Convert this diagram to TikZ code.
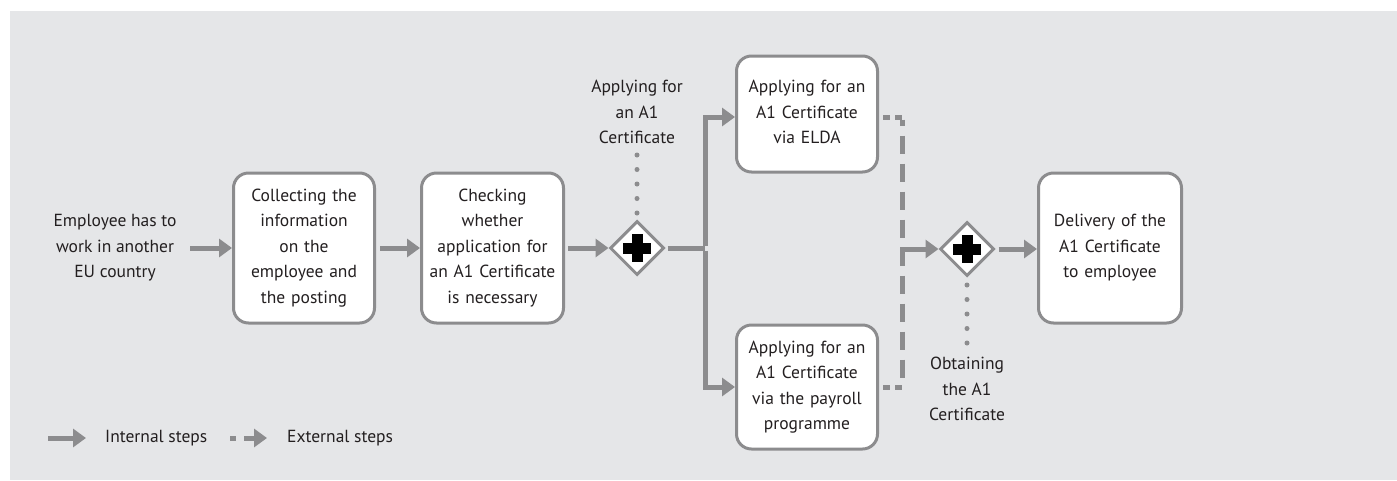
\documentclass[tikz,border=0pt]{standalone}
\usepackage{fontspec}
\setmainfont{PT Sans}
\usetikzlibrary{arrows.meta,shapes.geometric,calc}
\definecolor{bgc}{HTML}{E5E6E8}
\definecolor{linec}{HTML}{8C8C8E}
\definecolor{txtc}{HTML}{231F20}
\tikzset{
  every node/.style={text=txtc,font=\fontsize{17.5}{25.5}\selectfont,inner sep=0pt},
  stepbox/.style={draw=linec,line width=3pt,fill=white,rounded corners=15pt,align=center,text width=140pt},
  gate/.style={diamond,draw=linec,line width=3pt,fill=white,minimum width=54pt,minimum height=54pt,inner sep=0pt},
  lbl/.style={align=center},
  flow/.style={draw=linec,line width=5pt,-{Triangle[length=13pt,width=18pt]}},
  plainflow/.style={draw=linec,line width=5pt},
  extflow/.style={draw=linec,line width=5pt,dash pattern=on 18pt off 10pt},
  extshort/.style={draw=linec,line width=5pt,dash pattern=on 7pt off 5pt},
  dotline/.style={draw=linec,line width=5pt,line cap=round,dash pattern=on 0pt off 14.5pt},
}
\newcommand{\plusmark}[1]{%
  \fill[black] ($(#1)+(-5.5pt,-14pt)$) rectangle ($(#1)+(5.5pt,14pt)$);
  \fill[black] ($(#1)+(-14pt,-5.5pt)$) rectangle ($(#1)+(14pt,5.5pt)$);}
\begin{document}
\begin{tikzpicture}[x=1pt,y=-1pt]
\useasboundingbox (0,0) rectangle (1397,480);
\fill[bgc] (10,11) rectangle (1397,480);

\node[lbl] (src) at (115,248) {Employee has to\\work in another\\EU country};
\node[stepbox,minimum height=150pt,text width=141pt] (b1) at (304,248) {Collecting the\\information\\on the\\employee and\\the posting};
\node[stepbox,minimum height=150pt,text width=142pt] (b2) at (492.5,248) {Checking\\whether\\application for\\an A1 Certificate\\is necessary};
\node[gate] (g1) at (637,248) {};
\node[stepbox,minimum height=116pt,text width=141pt] (elda) at (807,114) {\raisebox{0pt}[\height][\depth]{}Applying for an\\A1 Certificate\\via ELDA\vspace*{4pt}};
\node[stepbox,minimum height=124pt,text width=141pt] (pay) at (807,387) {Applying for an\\A1 Certificate\\via the payroll\\programme};
\node[gate] (g2) at (967,249) {};
\node[stepbox,minimum height=150pt,text width=143pt] (del) at (1110,248) {Delivery of the\\A1 Certificate\\to employee};
\node[lbl] (l1) at (637,112) {Applying for\\an A1\\Certificate};
\node[lbl] (l2) at (967,389) {Obtaining\\the A1\\Certificate};

\plusmark{g1}
\plusmark{g2}

% internal flows
\draw[flow] (190,248) -- (b1.west);
\draw[flow] (b1.east) ++(4pt,0) -- (b2.west);
\draw[flow] (b2.east) ++(3pt,0) -- (g1.west);
\coordinate (j) at (705,248);
\draw[plainflow] (g1.east) ++(2pt,0) -- (j);
\draw[flow] (j) ++(0,2.5pt) |- ($(elda.west)+(0,-3pt)$);
\draw[flow] (j) ++(0,-2.5pt) |- (pay.west);

% external flows
\coordinate (ec) at (902.5,249);
\draw[extshort] ($(elda.east)+(4pt,-3pt)$) -- ($(ec |- elda.east)+(2.5pt,-3pt)$);
\draw[extflow,dash phase=12pt] ($(ec |- elda.east)+(0,-5.5pt)$) -- ($(ec |- pay.east)+(0,2.5pt)$);
\draw[extshort] ($(pay.east)+(4pt,0)$) -- ($(ec |- pay.east)+(2.5pt,0)$);
\draw[flow] (ec) ++(-2.5pt,0) -- (g2.west);
\draw[flow] (g2.east) ++(3pt,0) -- (del.west |- 0,249);

% dotted annotations
\draw[dotline] (637,155) -- (g1.north);
\draw[dotline] (967,285) -- (967,348);

% legend
\coordinate (la) at (48,438);
\coordinate (lb) at (86,438);
\draw[flow] (la) -- (lb);
\node[anchor=west] (lt1) at (105,438) {Internal steps};
\coordinate (lc) at (230,438);
\coordinate (ld) at (236,438);
\draw[plainflow] (lc) -- (ld);
\coordinate (le) at (244,438);
\coordinate (lf) at (267,438);
\draw[flow] (le) -- (lf);
\node[anchor=west] (lt2) at (287,438) {External steps};
\end{tikzpicture}
\end{document}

************

■ REQUIREMENT: Transcribe the listing above verbatim. Omit the pictures.

■ SOLUTION FOR THIS EXERCISE:
Convert this diagram to TikZ code.
\documentclass[tikz,border=0pt]{standalone}
\usepackage{fontspec}
\setmainfont{PT Sans}
\usetikzlibrary{arrows.meta,shapes.geometric,calc}
\definecolor{bgc}{HTML}{E5E6E8}
\definecolor{linec}{HTML}{8C8C8E}
\definecolor{txtc}{HTML}{231F20}
\tikzset{
  every node/.style={text=txtc,font=\fontsize{17.5}{25.5}\selectfont,inner sep=0pt},
  stepbox/.style={draw=linec,line width=3pt,fill=white,rounded corners=15pt,align=center,text width=140pt},
  gate/.style={diamond,draw=linec,line width=3pt,fill=white,minimum width=54pt,minimum height=54pt,inner sep=0pt},
  lbl/.style={align=center},
  flow/.style={draw=linec,line width=5pt,-{Triangle[length=13pt,width=18pt]}},
  plainflow/.style={draw=linec,line width=5pt},
  extflow/.style={draw=linec,line width=5pt,dash pattern=on 18pt off 10pt},
  extshort/.style={draw=linec,line width=5pt,dash pattern=on 7pt off 5pt},
  dotline/.style={draw=linec,line width=5pt,line cap=round,dash pattern=on 0pt off 14.5pt},
}
\newcommand{\plusmark}[1]{%
  \fill[black] ($(#1)+(-5.5pt,-14pt)$) rectangle ($(#1)+(5.5pt,14pt)$);
  \fill[black] ($(#1)+(-14pt,-5.5pt)$) rectangle ($(#1)+(14pt,5.5pt)$);}
\begin{document}
\begin{tikzpicture}[x=1pt,y=-1pt]
\useasboundingbox (0,0) rectangle (1397,480);
\fill[bgc] (10,11) rectangle (1397,480);

\node[lbl] (src) at (115,248) {Employee has to\\work in another\\EU country};
\node[stepbox,minimum height=150pt,text width=141pt] (b1) at (304,248) {Collecting the\\information\\on the\\employee and\\the posting};
\node[stepbox,minimum height=150pt,text width=142pt] (b2) at (492.5,248) {Checking\\whether\\application for\\an A1 Certificate\\is necessary};
\node[gate] (g1) at (637,248) {};
\node[stepbox,minimum height=116pt,text width=141pt] (elda) at (807,114) {\raisebox{0pt}[\height][\depth]{}Applying for an\\A1 Certificate\\via ELDA\vspace*{4pt}};
\node[stepbox,minimum height=124pt,text width=141pt] (pay) at (807,387) {Applying for an\\A1 Certificate\\via the payroll\\programme};
\node[gate] (g2) at (967,249) {};
\node[stepbox,minimum height=150pt,text width=143pt] (del) at (1110,248) {Delivery of the\\A1 Certificate\\to employee};
\node[lbl] (l1) at (637,112) {Applying for\\an A1\\Certificate};
\node[lbl] (l2) at (967,389) {Obtaining\\the A1\\Certificate};

\plusmark{g1}
\plusmark{g2}

% internal flows
\draw[flow] (190,248) -- (b1.west);
\draw[flow] (b1.east) ++(4pt,0) -- (b2.west);
\draw[flow] (b2.east) ++(3pt,0) -- (g1.west);
\coordinate (j) at (705,248);
\draw[plainflow] (g1.east) ++(2pt,0) -- (j);
\draw[flow] (j) ++(0,2.5pt) |- ($(elda.west)+(0,-3pt)$);
\draw[flow] (j) ++(0,-2.5pt) |- (pay.west);

% external flows
\coordinate (ec) at (902.5,249);
\draw[extshort] ($(elda.east)+(4pt,-3pt)$) -- ($(ec |- elda.east)+(2.5pt,-3pt)$);
\draw[extflow,dash phase=12pt] ($(ec |- elda.east)+(0,-5.5pt)$) -- ($(ec |- pay.east)+(0,2.5pt)$);
\draw[extshort] ($(pay.east)+(4pt,0)$) -- ($(ec |- pay.east)+(2.5pt,0)$);
\draw[flow] (ec) ++(-2.5pt,0) -- (g2.west);
\draw[flow] (g2.east) ++(3pt,0) -- (del.west |- 0,249);

% dotted annotations
\draw[dotline] (637,155) -- (g1.north);
\draw[dotline] (967,285) -- (967,348);

% legend
\coordinate (la) at (48,438);
\coordinate (lb) at (86,438);
\draw[flow] (la) -- (lb);
\node[anchor=west] (lt1) at (105,438) {Internal steps};
\coordinate (lc) at (230,438);
\coordinate (ld) at (236,438);
\draw[plainflow] (lc) -- (ld);
\coordinate (le) at (244,438);
\coordinate (lf) at (267,438);
\draw[flow] (le) -- (lf);
\node[anchor=west] (lt2) at (287,438) {External steps};
\end{tikzpicture}
\end{document}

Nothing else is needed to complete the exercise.